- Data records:
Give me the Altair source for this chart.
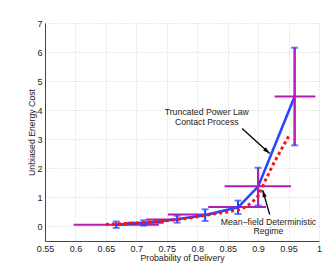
import altair as alt
import pandas as pd

# Blue series: truncated power law contact process (with vertical error)
blue_x = [0.667, 0.712, 0.767, 0.813, 0.867, 0.900, 0.960]
blue_y = [0.06, 0.12, 0.25, 0.39, 0.66, 1.37, 4.47]
blue_err = [0.11, 0.09, 0.12, 0.20, 0.23, 0.65, 1.68]

# Magenta horizontal bars (probability ranges)
mag_y = [0.06, 0.13, 0.24, 0.41, 0.67, 1.38, 4.47]
mag_lo = [0.597, 0.685, 0.716, 0.752, 0.818, 0.845, 0.927]
mag_hi = [0.737, 0.745, 0.765, 0.813, 0.913, 0.954, 0.994]

# Red dotted series: mean-field deterministic regime
red_x = [0.65, 0.69, 0.72, 0.76, 0.79, 0.815, 0.84, 0.87, 0.88, 0.89, 0.90, 0.91, 0.925, 0.95]
red_y = [0.07, 0.11, 0.15, 0.22, 0.30, 0.39, 0.47, 0.58, 0.68, 0.83, 1.05, 1.50, 2.15, 3.10]

# Axis ticks
x_ticks = [0.55, 0.6, 0.65, 0.7, 0.75, 0.8, 0.85, 0.9, 0.95, 1.0]
y_ticks = [0, 1, 2, 3, 4, 5, 6, 7]

# Annotations
label_text = ["Truncated Power Law", "Contact Process", "Mean\u2212field Deterministic", "Regime"]
label_x = [0.8157, 0.8157, 0.917, 0.917]
label_y = [3.93, 3.60, 0.14, -0.17]
arrow_x0 = [0.8737, 0.919]
arrow_y0 = [3.37, 0.41]
arrow_x1 = [0.919, 0.9075]
arrow_y1 = [2.51, 1.25]
arrow_angle = [132, 343]

FONT = "Liberation Sans"
BLUE = "#2646ff"
MAG = "#b41cb4"
RED = "#ff1010"

xs = alt.Scale(domain=[0.55, 1.0], nice=False, zero=False)
ys = alt.Scale(domain=[-0.5, 7], nice=False, zero=False)

xaxis = alt.Axis(values=x_ticks, format="~g", title="Probability of Delivery", grid=True,
                 ticks=False, labelPadding=3, titleY=12, titleBaseline="top",
                 labelOverlap=False, labelFlush=False)
yaxis = alt.Axis(values=y_ticks, format="d", title="Unbiased Energy Cost", grid=True,
                 ticks=False, labelPadding=3, titleX=-9, labelOverlap=False, labelFlush=False)


def X(f):
    return alt.X(f, type="quantitative", scale=xs, axis=xaxis)


def Y(f):
    return alt.Y(f, type="quantitative", scale=ys, axis=yaxis)


blue = pd.DataFrame({"x": blue_x, "y": blue_y, "lo": [a - b for a, b in zip(blue_y, blue_err)],
                     "hi": [a + b for a, b in zip(blue_y, blue_err)]})
mag = pd.DataFrame({"y": mag_y, "lo": mag_lo, "hi": mag_hi})
red = pd.DataFrame({"x": red_x, "y": red_y})
labels = pd.DataFrame({"t": label_text, "x": label_x, "y": label_y})
arrows = pd.DataFrame({"x0": arrow_x0, "y0": arrow_y0, "x1": arrow_x1, "y1": arrow_y1, "a": arrow_angle})

mag_h = alt.Chart(mag).mark_rule(color=MAG, strokeWidth=2).encode(
    x=X("lo"), x2="hi:Q", y=Y("y"))

blue_line = alt.Chart(blue).mark_line(color=BLUE, strokeWidth=2.6).encode(
    x=X("x"), y=Y("y"))

blue_bars = alt.Chart(blue).mark_rule(color=BLUE, strokeWidth=2).encode(
    x=X("x"), y=Y("lo"), y2="hi:Q")

mag_v = alt.Chart(blue).transform_filter("datum.x >= 0.89").mark_rule(color=MAG, strokeWidth=2).encode(
    x=X("x"), y=Y("lo"), y2="hi:Q")

caps_lo = alt.Chart(blue).mark_tick(color=BLUE, thickness=2, size=7, orient="horizontal").encode(
    x=X("x"), y=Y("lo"))
caps_hi = alt.Chart(blue).mark_tick(color=BLUE, thickness=2, size=7, orient="horizontal").encode(
    x=X("x"), y=Y("hi"))

red_line = alt.Chart(red).mark_line(color=RED, strokeWidth=3, strokeDash=[3, 3]).encode(
    x=X("x"), y=Y("y"))

arrow_shaft = alt.Chart(arrows).mark_rule(color="black", strokeWidth=1.3).encode(
    x=X("x0"), y=Y("y0"), x2="x1:Q", y2="y1:Q")
arrow_head = alt.Chart(arrows).mark_point(shape="M0,0L0.6,2L-0.6,2Z", filled=True, color="black",
                                          size=49, opacity=1).encode(
    x=X("x1"), y=Y("y1"), angle=alt.Angle("a:Q", scale=None))

text = alt.Chart(labels).mark_text(font=FONT, fontSize=8.7, color="#222", align="center",
                                   baseline="middle").encode(
    x=X("x"), y=Y("y"), text="t:N")

chart = alt.layer(mag_h, blue_line, blue_bars, mag_v, caps_lo, caps_hi, red_line,
                  arrow_shaft, arrow_head, text).properties(
    width=274, height=218,
    autosize=alt.AutoSizeParams(type="none"),
    padding={"left": 37, "top": 15, "right": 3, "bottom": 22},
).configure_view(stroke=None).configure_axis(
    labelFont=FONT, titleFont=FONT, labelFontSize=9, titleFontSize=8.7, titleFontWeight="normal",
    labelColor="#222", titleColor="#222", domainColor="#444", domainWidth=1,
    gridColor="#c8c8c8", gridDash=[1, 2], gridWidth=0.8, labelOverlap=False,
)

chart.save("out.html", embed_options={"renderer": "svg", "actions": False})
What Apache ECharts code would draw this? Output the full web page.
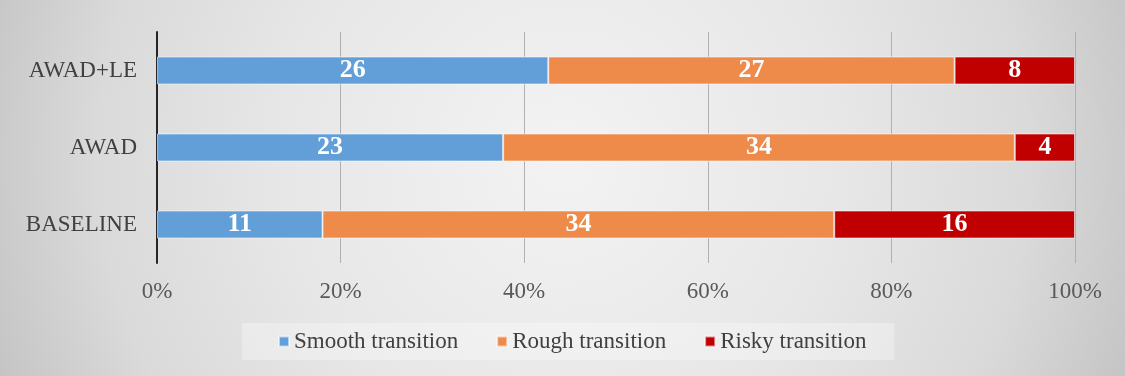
<!DOCTYPE html>
<html>
<head>
<meta charset="utf-8">
<script src="https://cdn.jsdelivr.net/npm/echarts@6/dist/echarts.min.js"></script>
<style>
html,body{margin:0;padding:0;}
#chart{width:1125px;height:376px;}
</style>
</head>
<body>
<div id="chart"></div>
<script>
const categories = ['BASELINE', 'AWAD', 'AWAD+LE'];
const seriesNames = ['Smooth transition', 'Rough transition', 'Risky transition'];
const smooth = [11, 23, 26];
const rough = [34, 34, 27];
const risky = [16, 4, 8];
const xTicks = [0, 20, 40, 60, 80, 100];
const colors = ['#629fd8', '#ee8b4b', '#c00000'];

const counts = [smooth, rough, risky];
const totals = categories.map((c, i) => smooth[i] + rough[i] + risky[i]);
const FONT = '"Liberation Serif", "Times New Roman", serif';

const chart = echarts.init(document.getElementById('chart'));
chart.setOption({
  backgroundColor: {
    type: 'radial', x: 0.5, y: 0.42, r: 1.65,
    colorStops: [
      { offset: 0, color: '#f3f3f3' },
      { offset: 0.45, color: '#e7e7e7' },
      { offset: 0.75, color: '#dadada' },
      { offset: 1, color: '#c2c2c2' }
    ]
  },
  animation: false,
  grid: { left: 157, right: 50, top: 32, bottom: 113, containLabel: false },
  xAxis: {
    type: 'value', min: 0, max: 100, interval: 20,
    axisLine: { show: false },
    axisTick: { show: false },
    splitLine: { show: true, lineStyle: { color: '#b0b0b0', width: 1 } },
    axisLabel: {
      formatter: v => v + '%',
      fontFamily: FONT, fontSize: 23, color: '#595959', margin: 17
    }
  },
  yAxis: {
    type: 'category', data: categories,
    axisLine: { show: true, lineStyle: { color: '#262626', width: 2 } },
    axisTick: { show: false },
    axisLabel: { fontFamily: FONT, fontSize: 23, color: '#404040', margin: 20 }
  },
  legend: {
    data: seriesNames,
    bottom: 16,
    left: 242,
    itemWidth: 10, itemHeight: 10,
    itemGap: 38,
    padding: [7, 28, 7, 36],
    backgroundColor: 'rgba(255,255,255,0.3)',
    icon: 'rect',
    textStyle: { fontFamily: FONT, fontSize: 23, color: '#404040' }
  },
  series: seriesNames.map((name, s) => ({
    name: name,
    type: 'bar',
    stack: 'total',
    barWidth: 28,
    itemStyle: { color: colors[s], borderColor: 'rgba(255,255,255,0.55)', borderWidth: 1 },
    label: {
      show: true, position: 'inside',
      formatter: p => String(counts[s][p.dataIndex]),
      fontFamily: FONT, fontSize: 26, fontWeight: 'bold', color: '#ffffff'
    },
    data: counts[s].map((v, i) => v / totals[i] * 100)
  }))
});
</script>
</body>
</html>
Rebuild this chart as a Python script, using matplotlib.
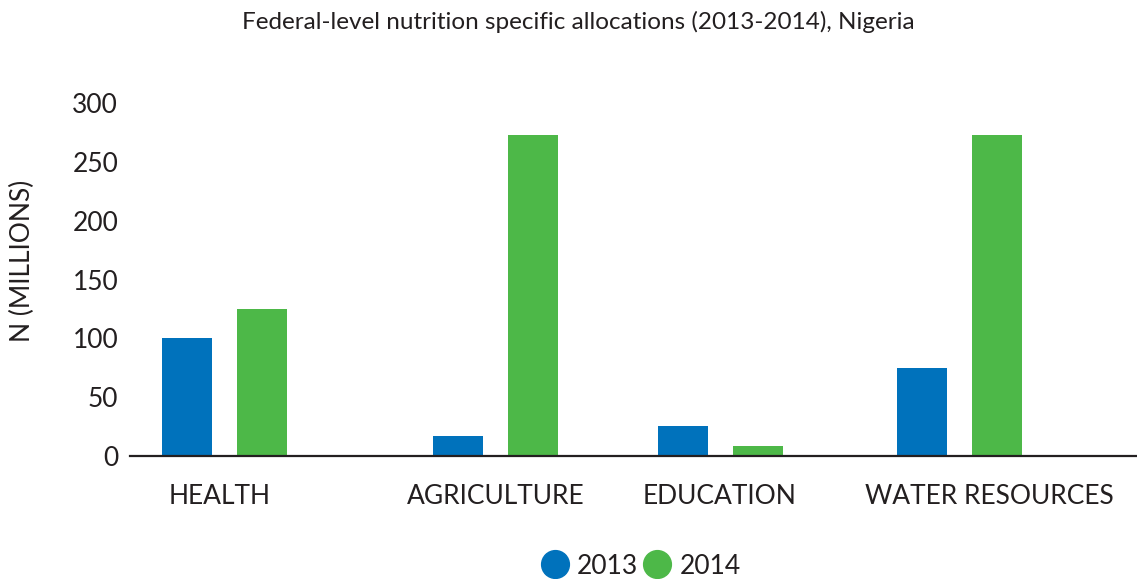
import matplotlib
matplotlib.use("Agg")
import matplotlib.pyplot as plt
from matplotlib.lines import Line2D

plt.rcParams['font.family'] = ['Lato', 'DejaVu Sans']

# Data (N millions)
categories = ["HEALTH", "AGRICULTURE", "EDUCATION", "WATER RESOURCES"]
series_names = ["2013", "2014"]
values_2013 = [100, 17, 25.5, 75]
values_2014 = [125, 273, 8.5, 273]
y_ticks = [0, 50, 100, 150, 200, 250, 300]

# Layout
BLUE = "#0072BC"
GREEN = "#4DB848"
TEXT = "#231F20"
group_centers = [224.5, 495.5, 720.5, 959.5]
label_centers = [220, 496, 720, 989]
bar_w = 50
offset = 37.5

fig = plt.figure(figsize=(11.37, 5.79), dpi=100)
W, H = 1137, 579
ax = fig.add_axes([130 / W, 1 - 456 / H, 1 - 130 / W, (456 - 103) / H])

x13 = [c - offset for c in group_centers]
x14 = [c + offset for c in group_centers]
ax.bar(x13, values_2013, width=bar_w, color=BLUE, linewidth=0)
ax.bar(x14, values_2014, width=bar_w, color=GREEN, linewidth=0)

ax.set_xlim(130, 1137)
ax.set_ylim(0, 300)
ax.set_yticks(y_ticks)
ax.set_yticklabels([str(t) for t in y_ticks], fontsize=19, color=TEXT)
ax.tick_params(axis='y', length=0, pad=8.5)
ax.set_xticks([])

for s in ("top", "right", "left"):
    ax.spines[s].set_visible(False)
ax.spines["bottom"].set_color(TEXT)
ax.spines["bottom"].set_linewidth(1.6)

for lc, cat in zip(label_centers, categories):
    ax.annotate(cat, xy=(lc, 0), xycoords="data", xytext=(0, -41),
                textcoords="offset pixels", ha="center", va="center",
                fontsize=19, color=TEXT, annotation_clip=False)

fig.text(22 / W, 1 - 261 / H, "N (MILLIONS)", rotation=90, ha="center",
         va="center", fontsize=19, color=TEXT)

fig.text(578 / W, 1 - 22 / H,
         "Federal-level nutrition specific allocations (2013-2014), Nigeria",
         ha="center", va="center", fontsize=17.5, color=TEXT)

handles = [Line2D([], [], marker="o", linestyle="none", markersize=20,
                  markerfacecolor=c, markeredgecolor=c) for c in (BLUE, GREEN)]
fig.legend(handles, series_names, loc="center", bbox_to_anchor=(641 / W, 1 - 566 / H),
           ncol=2, frameon=False, fontsize=19, handletextpad=0.35,
           columnspacing=0.2, handlelength=1.0, labelcolor=TEXT)

fig.savefig("out.png", dpi=100)
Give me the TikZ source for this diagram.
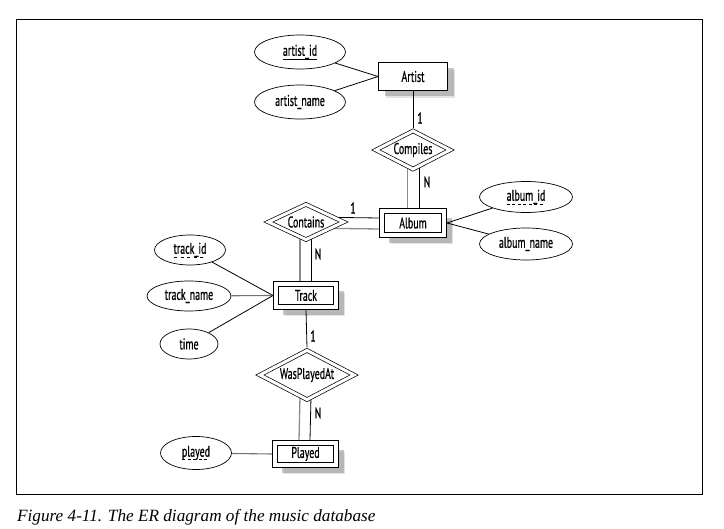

- Description of the task:
Write out the lines from the start of the material to the line with "ys = alt.Scale(domain=[-0.5, 7], nice=False, zero=False)", inclusive and exactly. Skip the pictures.

- Solution to the problem:
Give me the Altair source for this chart.
import altair as alt
import pandas as pd

# Blue series: truncated power law contact process (with vertical error)
blue_x = [0.667, 0.712, 0.767, 0.813, 0.867, 0.900, 0.960]
blue_y = [0.06, 0.12, 0.25, 0.39, 0.66, 1.37, 4.47]
blue_err = [0.11, 0.09, 0.12, 0.20, 0.23, 0.65, 1.68]

# Magenta horizontal bars (probability ranges)
mag_y = [0.06, 0.13, 0.24, 0.41, 0.67, 1.38, 4.47]
mag_lo = [0.597, 0.685, 0.716, 0.752, 0.818, 0.845, 0.927]
mag_hi = [0.737, 0.745, 0.765, 0.813, 0.913, 0.954, 0.994]

# Red dotted series: mean-field deterministic regime
red_x = [0.65, 0.69, 0.72, 0.76, 0.79, 0.815, 0.84, 0.87, 0.88, 0.89, 0.90, 0.91, 0.925, 0.95]
red_y = [0.07, 0.11, 0.15, 0.22, 0.30, 0.39, 0.47, 0.58, 0.68, 0.83, 1.05, 1.50, 2.15, 3.10]

# Axis ticks
x_ticks = [0.55, 0.6, 0.65, 0.7, 0.75, 0.8, 0.85, 0.9, 0.95, 1.0]
y_ticks = [0, 1, 2, 3, 4, 5, 6, 7]

# Annotations
label_text = ["Truncated Power Law", "Contact Process", "Mean\u2212field Deterministic", "Regime"]
label_x = [0.8157, 0.8157, 0.917, 0.917]
label_y = [3.93, 3.60, 0.14, -0.17]
arrow_x0 = [0.8737, 0.919]
arrow_y0 = [3.37, 0.41]
arrow_x1 = [0.919, 0.9075]
arrow_y1 = [2.51, 1.25]
arrow_angle = [132, 343]

FONT = "Liberation Sans"
BLUE = "#2646ff"
MAG = "#b41cb4"
RED = "#ff1010"

xs = alt.Scale(domain=[0.55, 1.0], nice=False, zero=False)
ys = alt.Scale(domain=[-0.5, 7], nice=False, zero=False)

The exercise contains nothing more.